## begin RAW RECORDS
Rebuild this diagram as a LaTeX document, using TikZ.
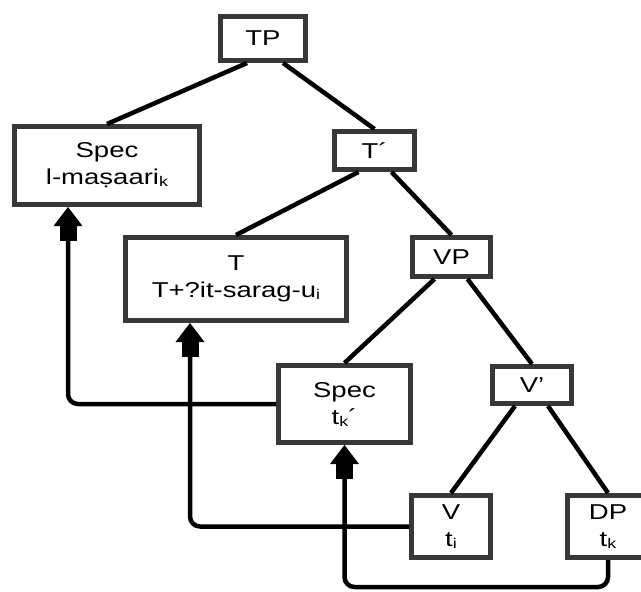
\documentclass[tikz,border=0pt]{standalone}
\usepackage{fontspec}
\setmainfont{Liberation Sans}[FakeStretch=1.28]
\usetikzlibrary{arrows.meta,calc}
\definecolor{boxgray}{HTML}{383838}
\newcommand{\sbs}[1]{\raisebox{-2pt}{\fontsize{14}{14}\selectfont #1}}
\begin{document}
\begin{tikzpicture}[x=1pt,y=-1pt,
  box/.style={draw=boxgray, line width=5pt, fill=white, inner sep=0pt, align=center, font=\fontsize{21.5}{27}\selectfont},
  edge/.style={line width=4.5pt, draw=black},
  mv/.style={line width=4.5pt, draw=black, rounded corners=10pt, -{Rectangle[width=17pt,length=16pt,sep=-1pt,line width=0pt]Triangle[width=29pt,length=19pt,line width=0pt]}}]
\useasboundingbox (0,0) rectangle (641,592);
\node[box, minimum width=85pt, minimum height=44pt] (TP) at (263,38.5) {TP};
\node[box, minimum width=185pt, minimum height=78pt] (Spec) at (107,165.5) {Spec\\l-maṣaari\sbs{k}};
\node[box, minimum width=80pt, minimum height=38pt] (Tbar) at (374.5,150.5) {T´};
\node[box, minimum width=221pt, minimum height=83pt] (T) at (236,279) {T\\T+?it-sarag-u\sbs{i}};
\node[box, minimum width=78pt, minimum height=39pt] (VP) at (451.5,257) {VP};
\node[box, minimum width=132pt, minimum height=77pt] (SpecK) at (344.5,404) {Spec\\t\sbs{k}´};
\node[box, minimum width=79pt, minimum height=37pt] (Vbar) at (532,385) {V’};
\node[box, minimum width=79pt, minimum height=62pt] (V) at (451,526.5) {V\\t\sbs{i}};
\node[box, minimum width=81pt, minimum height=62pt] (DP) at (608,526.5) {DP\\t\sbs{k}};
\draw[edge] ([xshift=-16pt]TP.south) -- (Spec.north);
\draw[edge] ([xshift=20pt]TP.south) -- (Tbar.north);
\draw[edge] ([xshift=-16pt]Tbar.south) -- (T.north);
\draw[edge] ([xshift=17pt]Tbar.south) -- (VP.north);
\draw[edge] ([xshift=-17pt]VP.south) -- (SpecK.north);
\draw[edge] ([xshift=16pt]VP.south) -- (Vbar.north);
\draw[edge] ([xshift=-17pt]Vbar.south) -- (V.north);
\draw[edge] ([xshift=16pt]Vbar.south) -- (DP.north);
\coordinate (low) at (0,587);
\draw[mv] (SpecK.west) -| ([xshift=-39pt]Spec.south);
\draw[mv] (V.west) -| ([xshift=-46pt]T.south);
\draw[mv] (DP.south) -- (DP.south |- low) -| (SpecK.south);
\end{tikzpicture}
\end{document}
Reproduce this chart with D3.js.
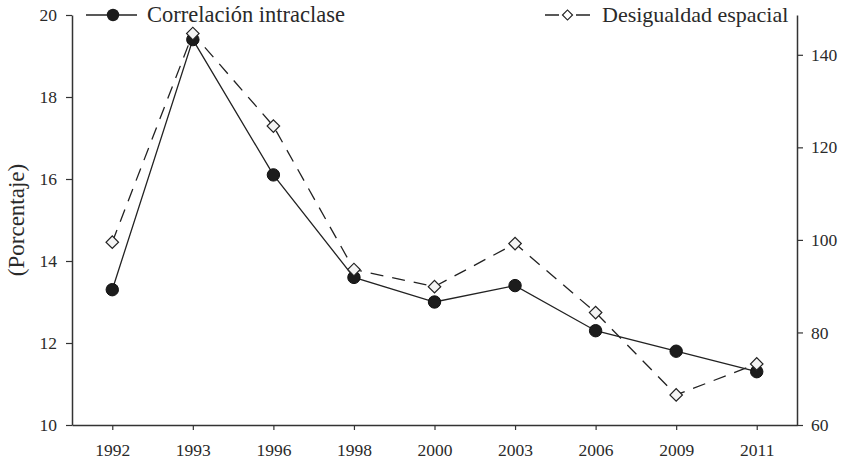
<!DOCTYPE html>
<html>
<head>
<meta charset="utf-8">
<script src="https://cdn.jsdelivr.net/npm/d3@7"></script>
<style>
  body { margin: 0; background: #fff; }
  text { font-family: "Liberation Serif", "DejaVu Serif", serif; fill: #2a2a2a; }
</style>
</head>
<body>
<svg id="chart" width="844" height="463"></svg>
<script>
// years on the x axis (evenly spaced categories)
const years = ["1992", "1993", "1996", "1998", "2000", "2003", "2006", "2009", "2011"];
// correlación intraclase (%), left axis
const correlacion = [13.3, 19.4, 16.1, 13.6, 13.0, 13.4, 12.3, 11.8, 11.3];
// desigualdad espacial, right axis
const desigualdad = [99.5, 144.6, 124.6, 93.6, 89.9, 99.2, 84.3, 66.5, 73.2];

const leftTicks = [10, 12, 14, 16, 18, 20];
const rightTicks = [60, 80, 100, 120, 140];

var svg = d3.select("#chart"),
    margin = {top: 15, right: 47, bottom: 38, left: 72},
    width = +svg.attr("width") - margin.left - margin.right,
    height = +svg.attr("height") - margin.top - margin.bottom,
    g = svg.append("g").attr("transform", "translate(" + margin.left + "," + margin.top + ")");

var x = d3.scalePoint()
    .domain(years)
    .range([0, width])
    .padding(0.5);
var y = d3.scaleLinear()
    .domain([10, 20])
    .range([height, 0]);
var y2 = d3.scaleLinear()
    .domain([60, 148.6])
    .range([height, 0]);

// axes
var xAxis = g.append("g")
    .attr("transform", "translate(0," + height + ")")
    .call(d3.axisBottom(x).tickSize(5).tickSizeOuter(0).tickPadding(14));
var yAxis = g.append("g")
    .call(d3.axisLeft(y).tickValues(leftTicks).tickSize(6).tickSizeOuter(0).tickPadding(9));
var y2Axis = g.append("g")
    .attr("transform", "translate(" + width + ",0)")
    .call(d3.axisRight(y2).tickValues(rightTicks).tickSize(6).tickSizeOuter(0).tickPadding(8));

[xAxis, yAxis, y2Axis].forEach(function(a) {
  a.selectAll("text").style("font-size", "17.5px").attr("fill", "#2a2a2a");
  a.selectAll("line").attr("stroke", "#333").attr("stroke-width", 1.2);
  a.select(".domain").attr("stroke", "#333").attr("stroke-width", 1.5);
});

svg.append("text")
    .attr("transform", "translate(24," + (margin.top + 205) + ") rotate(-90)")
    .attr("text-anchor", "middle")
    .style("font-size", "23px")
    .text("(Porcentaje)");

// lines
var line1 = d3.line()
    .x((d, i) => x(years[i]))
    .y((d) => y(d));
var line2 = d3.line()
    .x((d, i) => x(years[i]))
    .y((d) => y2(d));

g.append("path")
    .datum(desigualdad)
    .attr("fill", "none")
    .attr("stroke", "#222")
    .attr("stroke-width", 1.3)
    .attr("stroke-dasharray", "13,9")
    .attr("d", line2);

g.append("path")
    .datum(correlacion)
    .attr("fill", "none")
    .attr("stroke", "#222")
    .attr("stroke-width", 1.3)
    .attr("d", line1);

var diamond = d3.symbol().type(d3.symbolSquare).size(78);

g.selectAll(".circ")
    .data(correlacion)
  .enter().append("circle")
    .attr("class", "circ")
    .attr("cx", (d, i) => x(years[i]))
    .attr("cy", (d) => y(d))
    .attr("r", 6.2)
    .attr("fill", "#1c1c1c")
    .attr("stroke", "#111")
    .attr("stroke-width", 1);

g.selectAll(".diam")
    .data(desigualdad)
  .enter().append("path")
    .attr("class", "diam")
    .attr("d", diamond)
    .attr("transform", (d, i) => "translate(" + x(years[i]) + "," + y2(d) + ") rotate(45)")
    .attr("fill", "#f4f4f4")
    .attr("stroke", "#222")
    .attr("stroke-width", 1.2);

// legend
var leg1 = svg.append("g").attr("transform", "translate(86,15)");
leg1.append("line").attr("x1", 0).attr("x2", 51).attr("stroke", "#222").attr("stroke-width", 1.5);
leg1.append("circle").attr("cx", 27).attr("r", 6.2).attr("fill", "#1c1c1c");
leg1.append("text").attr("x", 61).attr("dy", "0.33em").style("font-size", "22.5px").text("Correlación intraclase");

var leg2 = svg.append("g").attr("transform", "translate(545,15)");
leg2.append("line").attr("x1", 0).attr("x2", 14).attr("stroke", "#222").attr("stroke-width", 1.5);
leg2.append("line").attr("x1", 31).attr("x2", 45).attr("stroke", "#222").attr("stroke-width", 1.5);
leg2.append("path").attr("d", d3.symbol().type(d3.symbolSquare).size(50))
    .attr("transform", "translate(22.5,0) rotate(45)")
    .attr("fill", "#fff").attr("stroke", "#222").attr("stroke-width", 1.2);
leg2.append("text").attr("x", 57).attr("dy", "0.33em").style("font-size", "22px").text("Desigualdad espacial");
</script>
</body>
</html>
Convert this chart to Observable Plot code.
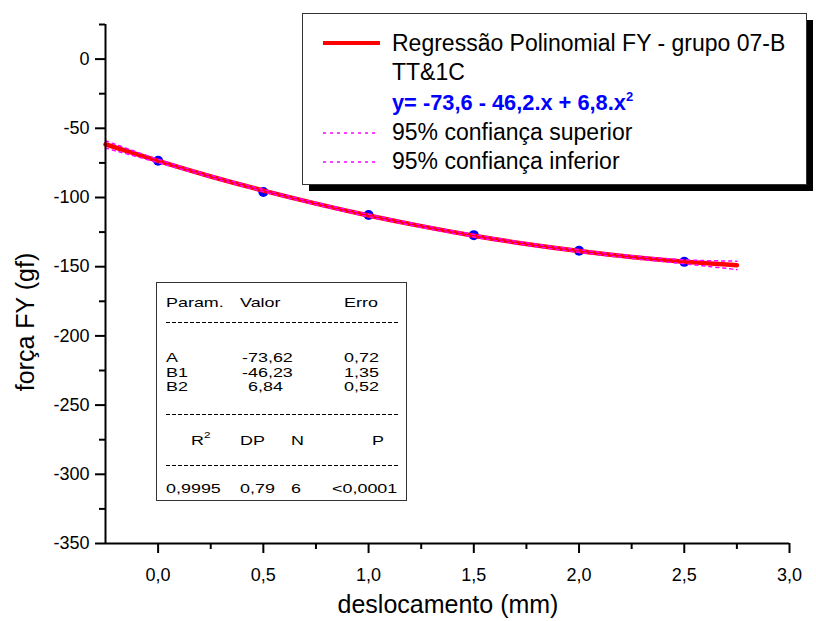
## end RAW RECORDS
• _WHAT THE TASK REQUIRES_: Give the count of lines in the records that contain "chart", and no other text.

• _WORKED ANSWER_: 4